**TASK TO CARRY OUT:** Copy the lines of the data below exactly, starting at the first and stopping after the line that contains "const FONT = 28;"; include no pictures.

>>>

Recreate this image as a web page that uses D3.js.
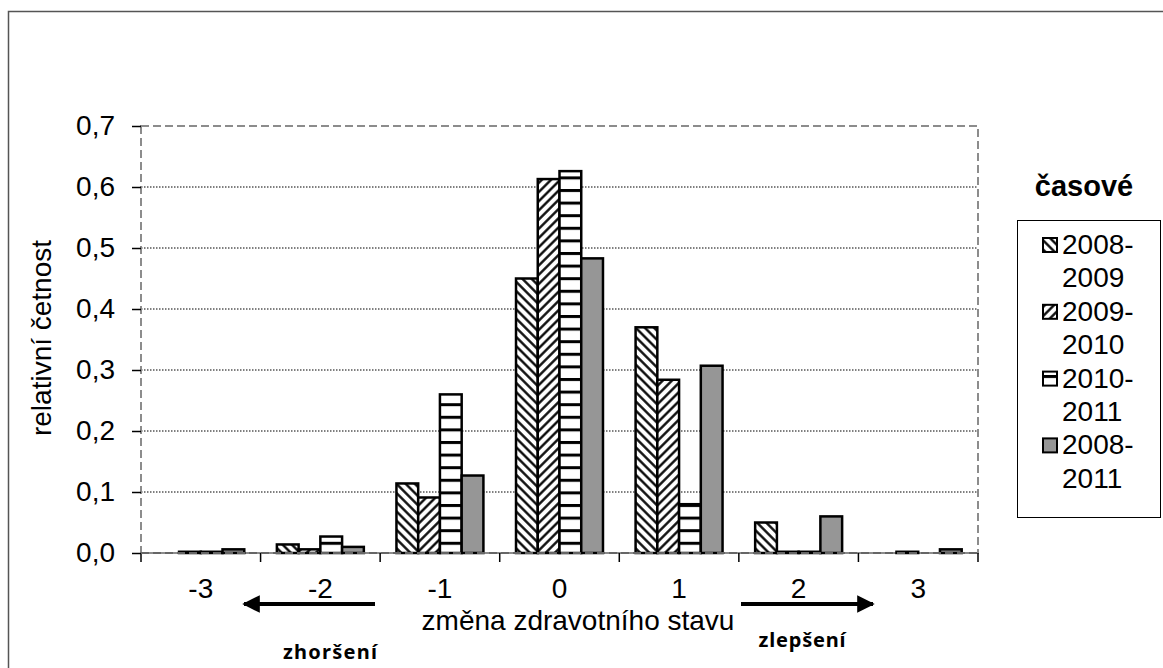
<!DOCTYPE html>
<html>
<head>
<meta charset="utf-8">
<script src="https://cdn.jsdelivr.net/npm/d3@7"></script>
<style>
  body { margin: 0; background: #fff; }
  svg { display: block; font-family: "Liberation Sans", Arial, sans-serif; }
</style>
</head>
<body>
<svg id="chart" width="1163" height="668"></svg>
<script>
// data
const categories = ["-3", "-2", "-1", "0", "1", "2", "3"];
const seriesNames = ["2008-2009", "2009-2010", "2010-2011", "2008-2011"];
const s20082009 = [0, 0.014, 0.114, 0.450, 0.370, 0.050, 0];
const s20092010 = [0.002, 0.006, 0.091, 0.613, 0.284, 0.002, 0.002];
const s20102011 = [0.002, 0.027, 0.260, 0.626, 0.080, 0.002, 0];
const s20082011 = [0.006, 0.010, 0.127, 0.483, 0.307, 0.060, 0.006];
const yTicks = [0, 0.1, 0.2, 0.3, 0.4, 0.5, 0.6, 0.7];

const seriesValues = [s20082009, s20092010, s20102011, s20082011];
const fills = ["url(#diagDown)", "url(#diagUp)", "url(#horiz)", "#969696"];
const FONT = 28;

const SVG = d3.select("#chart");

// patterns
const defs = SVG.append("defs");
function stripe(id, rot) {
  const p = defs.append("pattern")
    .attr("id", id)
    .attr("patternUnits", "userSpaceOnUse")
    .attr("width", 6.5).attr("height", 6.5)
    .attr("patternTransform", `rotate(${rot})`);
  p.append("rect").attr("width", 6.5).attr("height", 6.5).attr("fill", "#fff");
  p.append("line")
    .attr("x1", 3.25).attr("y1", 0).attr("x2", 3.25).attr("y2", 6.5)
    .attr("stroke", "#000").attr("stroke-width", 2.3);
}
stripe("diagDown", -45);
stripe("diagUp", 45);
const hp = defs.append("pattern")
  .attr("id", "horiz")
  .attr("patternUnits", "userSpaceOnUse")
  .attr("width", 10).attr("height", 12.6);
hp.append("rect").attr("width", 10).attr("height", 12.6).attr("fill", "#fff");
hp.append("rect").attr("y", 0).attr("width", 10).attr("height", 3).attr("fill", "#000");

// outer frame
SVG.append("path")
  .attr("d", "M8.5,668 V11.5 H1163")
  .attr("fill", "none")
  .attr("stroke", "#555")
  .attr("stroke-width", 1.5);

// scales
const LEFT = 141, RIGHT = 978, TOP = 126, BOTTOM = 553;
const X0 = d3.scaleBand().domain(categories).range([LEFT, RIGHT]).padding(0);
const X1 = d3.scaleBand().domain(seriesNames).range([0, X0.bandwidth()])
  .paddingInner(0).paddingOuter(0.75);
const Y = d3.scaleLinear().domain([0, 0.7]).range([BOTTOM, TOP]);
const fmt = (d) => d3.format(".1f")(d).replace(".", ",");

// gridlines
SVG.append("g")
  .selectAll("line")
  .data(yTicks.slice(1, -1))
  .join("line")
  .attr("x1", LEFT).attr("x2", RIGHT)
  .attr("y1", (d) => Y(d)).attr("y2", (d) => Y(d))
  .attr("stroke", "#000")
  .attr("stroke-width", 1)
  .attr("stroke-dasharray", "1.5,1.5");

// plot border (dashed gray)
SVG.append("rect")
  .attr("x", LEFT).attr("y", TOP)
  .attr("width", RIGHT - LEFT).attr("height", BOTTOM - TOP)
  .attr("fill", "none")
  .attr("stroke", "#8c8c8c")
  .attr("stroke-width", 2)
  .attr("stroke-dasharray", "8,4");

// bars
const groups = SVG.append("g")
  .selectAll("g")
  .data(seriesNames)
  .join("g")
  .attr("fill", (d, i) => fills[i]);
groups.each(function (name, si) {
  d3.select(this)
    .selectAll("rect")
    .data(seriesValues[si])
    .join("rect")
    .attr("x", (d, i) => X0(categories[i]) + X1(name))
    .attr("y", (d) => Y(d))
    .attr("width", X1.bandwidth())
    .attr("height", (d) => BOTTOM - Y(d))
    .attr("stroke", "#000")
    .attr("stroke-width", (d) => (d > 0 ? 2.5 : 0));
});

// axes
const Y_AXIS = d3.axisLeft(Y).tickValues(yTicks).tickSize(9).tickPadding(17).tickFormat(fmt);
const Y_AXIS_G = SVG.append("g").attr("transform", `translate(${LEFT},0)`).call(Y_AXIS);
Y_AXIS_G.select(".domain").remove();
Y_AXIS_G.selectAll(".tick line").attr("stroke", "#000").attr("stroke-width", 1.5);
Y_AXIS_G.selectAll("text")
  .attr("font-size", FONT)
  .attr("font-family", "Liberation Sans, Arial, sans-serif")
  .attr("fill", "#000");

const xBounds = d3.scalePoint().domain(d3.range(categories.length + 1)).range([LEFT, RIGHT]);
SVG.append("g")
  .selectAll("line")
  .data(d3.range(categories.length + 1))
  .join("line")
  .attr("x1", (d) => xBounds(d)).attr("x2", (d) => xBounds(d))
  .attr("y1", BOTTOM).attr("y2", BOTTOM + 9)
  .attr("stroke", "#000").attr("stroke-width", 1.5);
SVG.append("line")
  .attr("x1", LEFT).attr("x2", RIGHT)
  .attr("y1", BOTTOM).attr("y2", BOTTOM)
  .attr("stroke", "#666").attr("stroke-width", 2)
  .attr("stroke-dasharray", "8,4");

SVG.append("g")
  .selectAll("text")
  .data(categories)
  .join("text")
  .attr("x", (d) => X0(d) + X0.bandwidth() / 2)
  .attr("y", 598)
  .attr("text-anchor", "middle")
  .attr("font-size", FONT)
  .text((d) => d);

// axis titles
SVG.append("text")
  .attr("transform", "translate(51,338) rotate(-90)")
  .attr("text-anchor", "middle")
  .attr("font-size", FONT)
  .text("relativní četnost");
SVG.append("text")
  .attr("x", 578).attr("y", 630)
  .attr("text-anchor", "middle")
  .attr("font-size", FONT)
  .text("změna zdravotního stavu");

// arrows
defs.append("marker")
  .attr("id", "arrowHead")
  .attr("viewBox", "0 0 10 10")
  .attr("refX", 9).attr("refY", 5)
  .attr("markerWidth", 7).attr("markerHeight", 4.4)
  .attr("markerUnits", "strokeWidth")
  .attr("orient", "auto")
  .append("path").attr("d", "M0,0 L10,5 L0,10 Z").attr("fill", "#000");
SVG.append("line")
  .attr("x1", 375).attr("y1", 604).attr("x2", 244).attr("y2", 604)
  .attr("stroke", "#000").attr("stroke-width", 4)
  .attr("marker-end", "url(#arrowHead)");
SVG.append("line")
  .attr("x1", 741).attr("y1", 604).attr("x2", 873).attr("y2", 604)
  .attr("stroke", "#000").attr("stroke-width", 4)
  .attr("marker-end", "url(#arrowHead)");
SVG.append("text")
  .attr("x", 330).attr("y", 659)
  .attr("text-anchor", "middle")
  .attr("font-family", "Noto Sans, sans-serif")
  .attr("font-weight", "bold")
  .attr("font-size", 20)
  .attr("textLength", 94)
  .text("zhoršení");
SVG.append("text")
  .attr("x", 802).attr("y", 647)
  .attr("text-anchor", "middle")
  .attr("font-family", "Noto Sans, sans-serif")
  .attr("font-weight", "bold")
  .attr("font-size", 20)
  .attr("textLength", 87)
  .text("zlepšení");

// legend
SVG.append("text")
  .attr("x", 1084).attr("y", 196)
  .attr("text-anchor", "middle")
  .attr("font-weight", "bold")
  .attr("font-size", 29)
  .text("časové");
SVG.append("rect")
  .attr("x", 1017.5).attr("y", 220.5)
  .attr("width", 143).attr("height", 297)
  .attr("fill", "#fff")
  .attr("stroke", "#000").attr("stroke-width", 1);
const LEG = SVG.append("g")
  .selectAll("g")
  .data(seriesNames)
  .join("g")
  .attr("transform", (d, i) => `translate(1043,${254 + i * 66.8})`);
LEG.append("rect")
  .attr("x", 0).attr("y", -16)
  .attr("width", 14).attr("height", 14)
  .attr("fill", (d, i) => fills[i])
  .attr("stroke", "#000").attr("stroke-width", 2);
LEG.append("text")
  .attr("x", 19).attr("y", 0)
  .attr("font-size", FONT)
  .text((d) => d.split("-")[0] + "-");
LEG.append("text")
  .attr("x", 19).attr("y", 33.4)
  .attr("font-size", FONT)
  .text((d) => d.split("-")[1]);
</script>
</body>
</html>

<<<

**RESULT FOR THIS TASK:**
Recreate this image as a web page that uses D3.js.
<!DOCTYPE html>
<html>
<head>
<meta charset="utf-8">
<script src="https://cdn.jsdelivr.net/npm/d3@7"></script>
<style>
  body { margin: 0; background: #fff; }
  svg { display: block; font-family: "Liberation Sans", Arial, sans-serif; }
</style>
</head>
<body>
<svg id="chart" width="1163" height="668"></svg>
<script>
// data
const categories = ["-3", "-2", "-1", "0", "1", "2", "3"];
const seriesNames = ["2008-2009", "2009-2010", "2010-2011", "2008-2011"];
const s20082009 = [0, 0.014, 0.114, 0.450, 0.370, 0.050, 0];
const s20092010 = [0.002, 0.006, 0.091, 0.613, 0.284, 0.002, 0.002];
const s20102011 = [0.002, 0.027, 0.260, 0.626, 0.080, 0.002, 0];
const s20082011 = [0.006, 0.010, 0.127, 0.483, 0.307, 0.060, 0.006];
const yTicks = [0, 0.1, 0.2, 0.3, 0.4, 0.5, 0.6, 0.7];

const seriesValues = [s20082009, s20092010, s20102011, s20082011];
const fills = ["url(#diagDown)", "url(#diagUp)", "url(#horiz)", "#969696"];
const FONT = 28;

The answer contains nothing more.